Antibody Duration After Infection From SARS-CoV-2 in the Texas Coronavirus Antibody Response Survey
Author(s) -
Michael D. Swartz,
Stacia M. DeSantis,
Ashraf Yaseen,
Frances A. Brito,
Melissa Valerio-Shewmaker,
Sarah Messiah,
Luis León-Novelo,
Harold W. Kohl,
Cesar L Pinzon-Gomez,
Tianyao Hao,
Shiming Zhang,
Yashar Talebi,
Joy Yoo,
J. Andrew Ross,
Michael O. Gonzalez,
Leqing Wu,
Steven H. Kelder,
Mark Silberman,
Samantha Tuzo,
Stephen J. Pont,
Jennifer A. Shuford,
David Lakey,
Eric Boerwinkle
Publication year - 2022
Publication title -
the journal of infectious diseases (online. university of chicago press)/the journal of infectious diseases
Language(s) - English
Resource type - Journals
SCImago Journal Rank - 2.69
H-Index - 252
eISSN - 1537-6613
pISSN - 0022-1899
DOI - 10.1093/infdis/jiac167
Subject(s) - covid-19 , virology , antibody , coronavirus , betacoronavirus , antibody response , medicine , coronavirus infections , biology , immunology , outbreak , infectious disease (medical specialty) , disease
Understanding the duration of antibodies to the severe acute respiratory syndrome coronavirus 2 (SARS-CoV-2) virus that causes COVID-19 is important to controlling the current pandemic. Participants from the Texas Coronavirus Antibody Response Survey (Texas CARES) with at least 1 nucleocapsid protein antibody test were selected for a longitudinal analysis of antibody duration.

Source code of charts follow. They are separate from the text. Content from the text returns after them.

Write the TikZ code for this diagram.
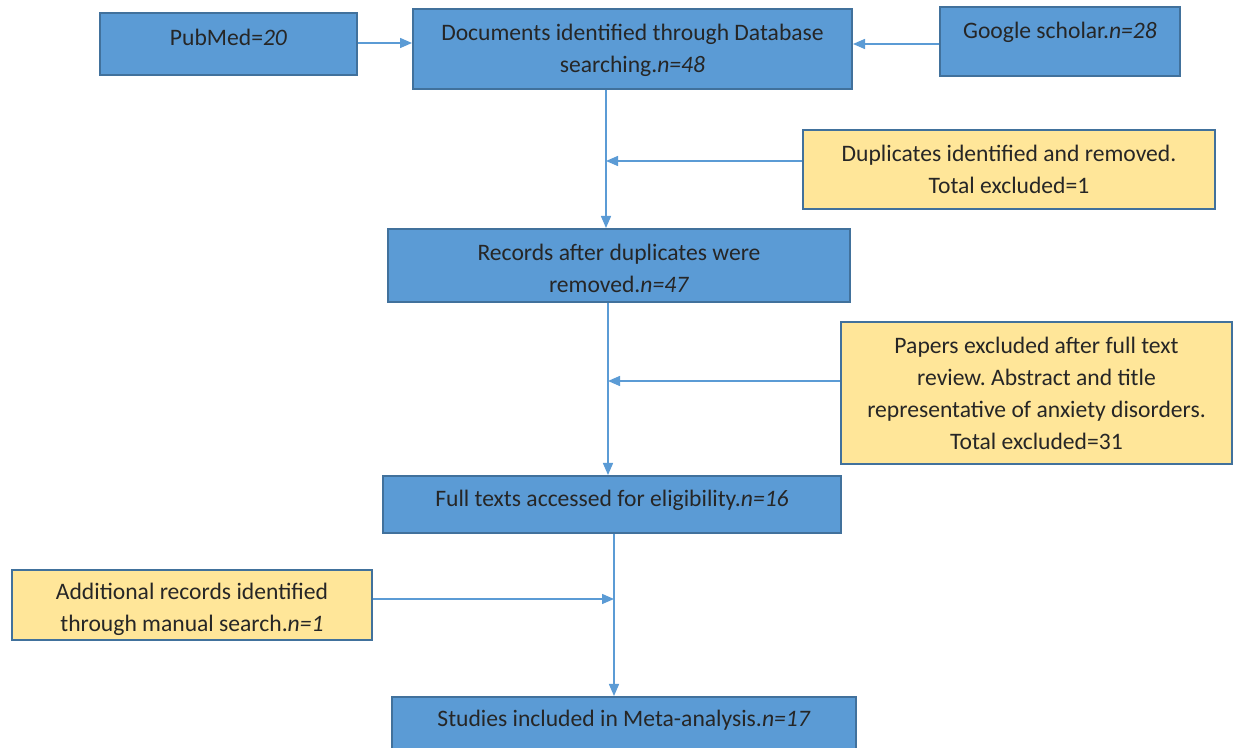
\documentclass[tikz,border=0pt]{standalone}
\usepackage{fontspec}
\setmainfont{Carlito}
\usetikzlibrary{arrows.meta,fit}
\definecolor{boxblue}{HTML}{5B9BD5}
\definecolor{edgeblue}{HTML}{41719C}
\definecolor{boxyellow}{HTML}{FFE699}
\definecolor{arrowblue}{HTML}{5B9BD5}
\frenchspacing
\begin{document}
\begin{tikzpicture}[x=0.5pt,y=-0.5pt,
  bluebox/.style={draw=edgeblue, fill=boxblue, line width=1pt, inner sep=0pt},
  yellowbox/.style={draw=edgeblue, fill=boxyellow, line width=1pt, inner sep=0pt},
  txt/.style={align=center, font=\fontsize{11.8}{16}\selectfont, text=black!85, inner sep=0pt},
  link/.style={draw=arrowblue, line width=0.7pt, -{Triangle[length=6pt,width=5pt]}}]
\useasboundingbox (0,0) rectangle (1238,748);
\clip (0,0) rectangle (1238,748);
\fill[white] (0,0) rectangle (1238,748);
% boxes
\node[bluebox, fit={(100,13) (357,75)}] (pub) {};
\node[txt] (pubT) at (228.5,37) {PubMed=\textit{20}};
\node[bluebox, fit={(413,9) (852,89)}] (doc) {};
\node[txt] (docT) at (632.5,50) {Documents identified through Database\\searching.\textit{n=48}};
\node[bluebox, fit={(940,7) (1180,76)}] (gs) {};
\node[txt] (gsT) at (1060,32) {Google scholar.\textit{n=28}};
\node[yellowbox, fit={(803,130) (1215,209)}] (dup) {};
\node[txt] (dupT) at (1009,169) {Duplicates identified and removed.\\Total excluded=1};
\node[bluebox, fit={(388,229) (850,302)}] (rec) {};
\node[txt] (recT) at (619,268) {Records after duplicates were\\removed.\textit{n=47}};
\node[yellowbox, fit={(841,322) (1232,464)}] (pap) {};
\node[txt] (papT) at (1036.5,393) {Papers excluded after full text\\review. Abstract and title\\representative of anxiety disorders.\\Total excluded=31};
\node[bluebox, fit={(383,476) (841,533)}] (full) {};
\node[txt] (fullT) at (612,500) {Full texts accessed for eligibility.\textit{n=16}};
\node[yellowbox, fit={(12,570) (372,640)}] (add) {};
\node[txt] (addT) at (192,609) {Additional records identified\\through manual search.\textit{n=1}};
\node[bluebox, fit={(392,697) (856,770)}] (stu) {};
\node[txt] (stuT) at (624,720) {Studies included in Meta-analysis.\textit{n=17}};
% junctions
\coordinate (c1) at (606,161);
\coordinate (c2) at (608,381);
\coordinate (c3) at (614,599);
% connectors
\draw[link] (pub.east |- 0,43) -- (doc.west |- 0,43);
\draw[link] (gs.west |- 0,44) -- (doc.east |- 0,44);
\draw[link] (doc.south -| c1) -- (c1 |- rec.north);
\draw[link] (dup.west |- c1) -- (c1);
\draw[link] (rec.south -| c2) -- (c2 |- full.north);
\draw[link] (pap.west |- c2) -- (c2);
\draw[link] (full.south -| c3) -- (c3 |- stu.north);
\draw[link] (add.east |- c3) -- (c3);
\end{tikzpicture}
\end{document}
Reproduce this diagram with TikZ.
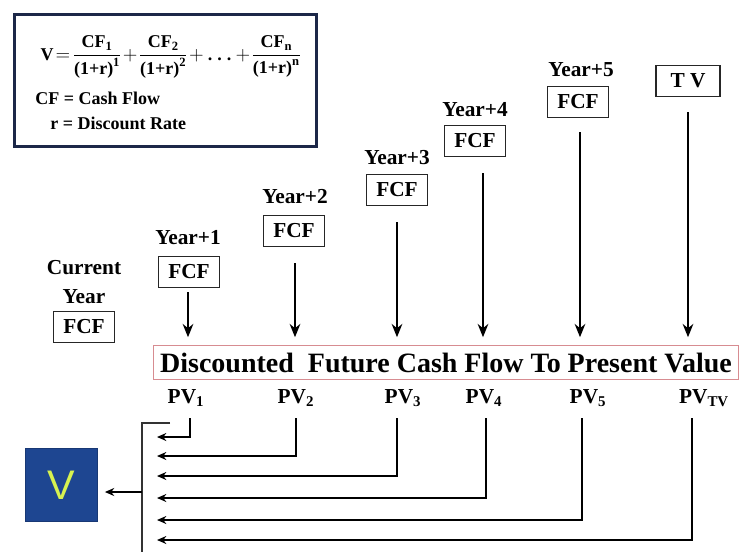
\documentclass[tikz,border=0pt]{standalone}
\usepackage{amsmath}
\usepackage{fontspec}
\setmainfont{Liberation Serif}[BoldFont={Liberation Serif Bold}]
\newfontfamily\vfont{Liberation Sans}
\usetikzlibrary{arrows.meta}
\definecolor{framenavy}{RGB}{28,40,72}
\definecolor{bannerpink}{RGB}{215,140,145}
\definecolor{vblue}{RGB}{30,70,145}
\definecolor{vyellow}{RGB}{215,242,80}
\begin{document}
\begin{tikzpicture}[x=0.75pt,y=-0.75pt,
  lbl/.style={font=\bfseries\fontsize{16}{22}\selectfont, inner sep=0pt, align=center},
  fcfbox/.style={draw=black!85, line width=1.2pt, font=\bfseries\fontsize{16}{18}\selectfont, minimum width=46pt, minimum height=23.5pt, inner sep=0pt},
  downarrow/.style={-{Stealth[length=10pt,width=8pt]}, line width=1.5pt},
  pvlink/.style={-{Stealth[length=7pt,width=6pt]}, line width=1.4pt},
  pvlbl/.style={font=\bfseries\fontsize{16}{18}\selectfont, inner sep=0pt},
  small/.style={font=\bfseries\fontsize{13.5}{15}\selectfont, inner sep=0pt}
]
\useasboundingbox (0,0) rectangle (744,551);

% formula box
\node (fbox) [draw=framenavy, line width=2.5pt, minimum width=226.5pt, minimum height=99pt, anchor=north west, inner sep=0pt] at (13,13) {};
\node (formula) [font=\fontsize{13.5}{15}\selectfont, inner sep=0pt] at (171,57)
 {$\textbf{V}\!=\!\dfrac{\textbf{CF}_{\textbf{1}}}{\textbf{(1+r)}^{\textbf{1}}}\!+\!\dfrac{\textbf{CF}_{\textbf{2}}}{\textbf{(1+r)}^{\textbf{2}}}\!+\textbf{.\;.\;.}+\!\dfrac{\textbf{CF}_{\textbf{n}}}{\textbf{(1+r)}^{\textbf{n}}}$};
\node (cfdef) [small, anchor=west] at (35,98) {CF = Cash Flow};
\node (rdef) [small, anchor=west] at (50,123) {r = Discount Rate};

% year labels and boxes
\node (cy) [lbl] at (84,282) {Current\\Year};
\node (f0) [fcfbox] at (84,327) {FCF};
\node (y1) [lbl] at (188,238) {Year+1};
\node (f1) [fcfbox] at (189,272) {FCF};
\node (y2) [lbl] at (295,197) {Year+2};
\node (f2) [fcfbox] at (294,231) {FCF};
\node (y3) [lbl] at (397,158) {Year+3};
\node (f3) [fcfbox] at (397,190) {FCF};
\node (y4) [lbl] at (475,110) {Year+4};
\node (f4) [fcfbox] at (475,141) {FCF};
\node (y5) [lbl] at (581,70) {Year+5};
\node (f5) [fcfbox] at (578,102) {FCF};
\node (tv) [fcfbox, minimum width=48pt] at (688,81) {T V};

% banner
\node (banner) [draw=bannerpink, line width=0.9pt, minimum width=439pt, minimum height=26pt, inner sep=0pt, font=\bfseries\fontsize{21}{24}\selectfont] at (446,362.5) {Discounted\ \ Future Cash Flow To Present Value};

% arrows into banner
\coordinate (a1) at (188,292);
\coordinate (a2) at (295,263);
\coordinate (a3) at (397,222);
\coordinate (a4) at (483,173);
\coordinate (a5) at (580,132);
\coordinate (a6) at (688,112);
\foreach \i in {1,...,6} {
  \draw[downarrow, shorten >=5.5pt] (a\i) -- (a\i |- banner.north);
}

% PV labels
\node (pv1) [pvlbl] at (186,398) {PV\textsubscript{1}};
\node (pv2) [pvlbl] at (296,398) {PV\textsubscript{2}};
\node (pv3) [pvlbl] at (403,398) {PV\textsubscript{3}};
\node (pv4) [pvlbl] at (484,398) {PV\textsubscript{4}};
\node (pv5) [pvlbl] at (588,398) {PV\textsubscript{5}};
\node (pv6) [pvlbl] at (704,398) {PV\textsubscript{TV}};

% links from PV to bus
\coordinate (d1) at (190,418); \coordinate (e1) at (157,437);
\coordinate (d2) at (296,418); \coordinate (e2) at (157,456);
\coordinate (d3) at (397,418); \coordinate (e3) at (157,476);
\coordinate (d4) at (486,418); \coordinate (e4) at (157,498);
\coordinate (d5) at (582,418); \coordinate (e5) at (157,520);
\coordinate (d6) at (692,418); \coordinate (e6) at (157,540);
\foreach \i in {1,...,6} {
  \draw[pvlink] (d\i) |- (e\i);
}

% bus
\coordinate (bt) at (170,423);
\coordinate (bc) at (142,423);
\coordinate (bm) at (142,492);
\coordinate (bb) at (142,553);
\draw[line width=1.1pt, black!80] (bt) -- (bc) -- (bb);

% V box
\node (vbox) [fill=vblue, draw=vblue!80!black, line width=0.6pt, minimum width=54.5pt, minimum height=55pt, inner sep=0pt, text=vyellow, font=\vfont\fontsize{31}{31}\selectfont] at (61.5,485) {V};
\draw[pvlink, shorten >=5pt] (bm) -- (vbox.east |- bm);
\end{tikzpicture}
\end{document}
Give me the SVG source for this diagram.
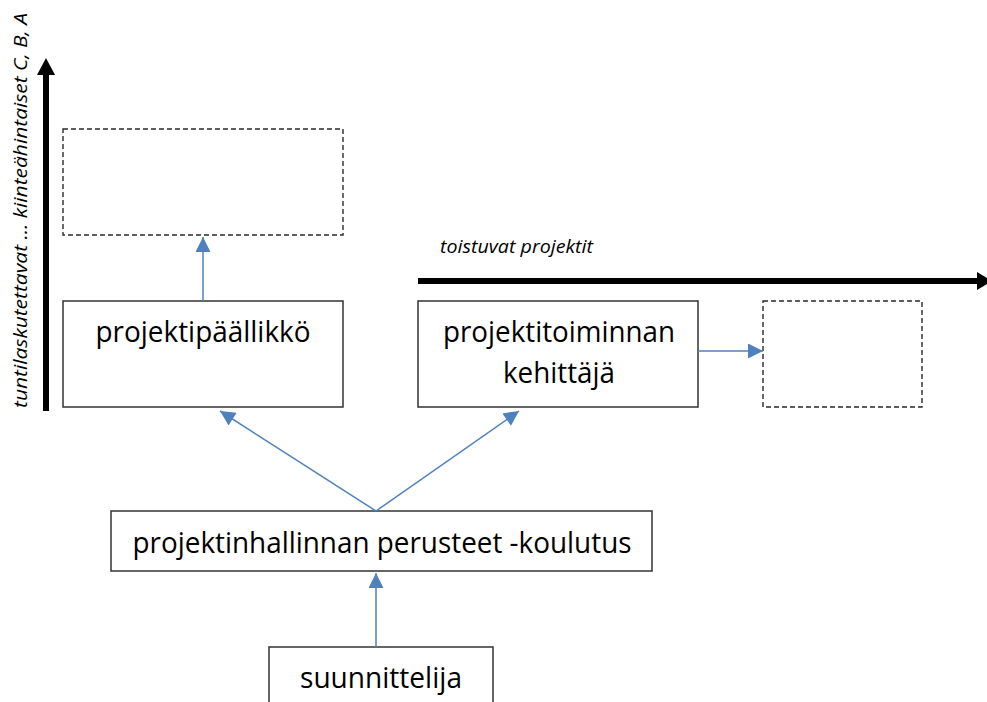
<svg xmlns="http://www.w3.org/2000/svg" width="987" height="702" viewBox="0 0 987 702">
  <style>
    .box { fill: #ffffff; stroke: #333333; stroke-width: 1.5; }
    .ghost { fill: none; stroke: #2a2a2a; stroke-width: 1.4; stroke-dasharray: 5 3; }
    .label { font-family: "Open Sans", "Liberation Sans", sans-serif; font-size: 29px; fill: #000000; text-anchor: middle; }
    .axis-label { font-family: "Open Sans", "Liberation Sans", sans-serif; font-style: italic; font-size: 19px; fill: #000000; }
    .link { stroke: #4F81BD; stroke-width: 1.5; fill: none; marker-end: url(#blue-head); }
    .axis { stroke: #000000; stroke-width: 6; fill: none; }
  </style>
  <defs>
    <marker id="blue-head" viewBox="0 0 10 10" refX="10" refY="5" markerUnits="userSpaceOnUse" markerWidth="16" markerHeight="15" orient="auto">
      <path d="M0,0 L10,5 L0,10 Z" fill="#4F81BD"/>
    </marker>
  </defs>

  <!-- value axis (vertical) -->
  <g id="axis-vertical">
    <line class="axis" x1="46" y1="411" x2="46" y2="72"/>
    <polygon points="46,58 55,75 37,75" fill="#000000"/>
    <text class="axis-label" transform="translate(27,408) rotate(-90)" textLength="395" lengthAdjust="spacingAndGlyphs">tuntilaskutettavat ... kiinteähintaiset C, B, A</text>
  </g>

  <!-- repetition axis (horizontal) -->
  <g id="axis-horizontal">
    <line class="axis" x1="418" y1="281" x2="980" y2="281"/>
    <polygon points="992,281 977,272 977,290" fill="#000000"/>
    <text class="axis-label" x="440" y="253" textLength="153" lengthAdjust="spacingAndGlyphs">toistuvat projektit</text>
  </g>

  <!-- nodes -->
  <g id="node-future-left">
    <rect class="ghost" x="63" y="129" width="280" height="106"/>
  </g>

  <g id="node-projektipaallikko">
    <rect class="box" x="63" y="301" width="280" height="106"/>
    <text class="label" x="203" y="342" textLength="215" lengthAdjust="spacingAndGlyphs">projektipäällikkö</text>
  </g>

  <g id="node-kehittaja">
    <rect class="box" x="418" y="301" width="280" height="106"/>
    <text class="label" x="559" y="342" textLength="232" lengthAdjust="spacingAndGlyphs">projektitoiminnan</text>
    <text class="label" x="559" y="383" textLength="112" lengthAdjust="spacingAndGlyphs">kehittäjä</text>
  </g>

  <g id="node-future-right">
    <rect class="ghost" x="763" y="301" width="159" height="106"/>
  </g>

  <g id="node-koulutus">
    <rect class="box" x="111" y="511" width="541" height="60"/>
    <text class="label" x="382" y="553" textLength="499" lengthAdjust="spacingAndGlyphs">projektinhallinnan perusteet -koulutus</text>
  </g>

  <g id="node-suunnittelija">
    <rect class="box" x="269" y="647" width="224" height="70"/>
    <text class="label" x="381" y="688" textLength="162" lengthAdjust="spacingAndGlyphs">suunnittelija</text>
  </g>

  <!-- connectors -->
  <g id="connectors">
    <line class="link" x1="376" y1="647" x2="376" y2="573"/>
    <line class="link" x1="376" y1="511" x2="220" y2="411"/>
    <line class="link" x1="376" y1="511" x2="519" y2="411"/>
    <line class="link" x1="203" y1="301" x2="203" y2="237"/>
    <line class="link" x1="698" y1="351" x2="763" y2="351"/>
  </g>
</svg>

A linear mixed model was fit to data from participants (n = 4553) with 1 to 3 antibody tests over 11 months (1 October 2020 to 16 September 2021), and models fit showed that expected antibody response after COVID-19 infection robustly increases for 100 days postinfection, and predicts individuals may remain antibody positive from natural infection beyond 500 days depending on age, body mass index, smoking or vaping use, and disease severity (hospitalized or not; symptomatic or not).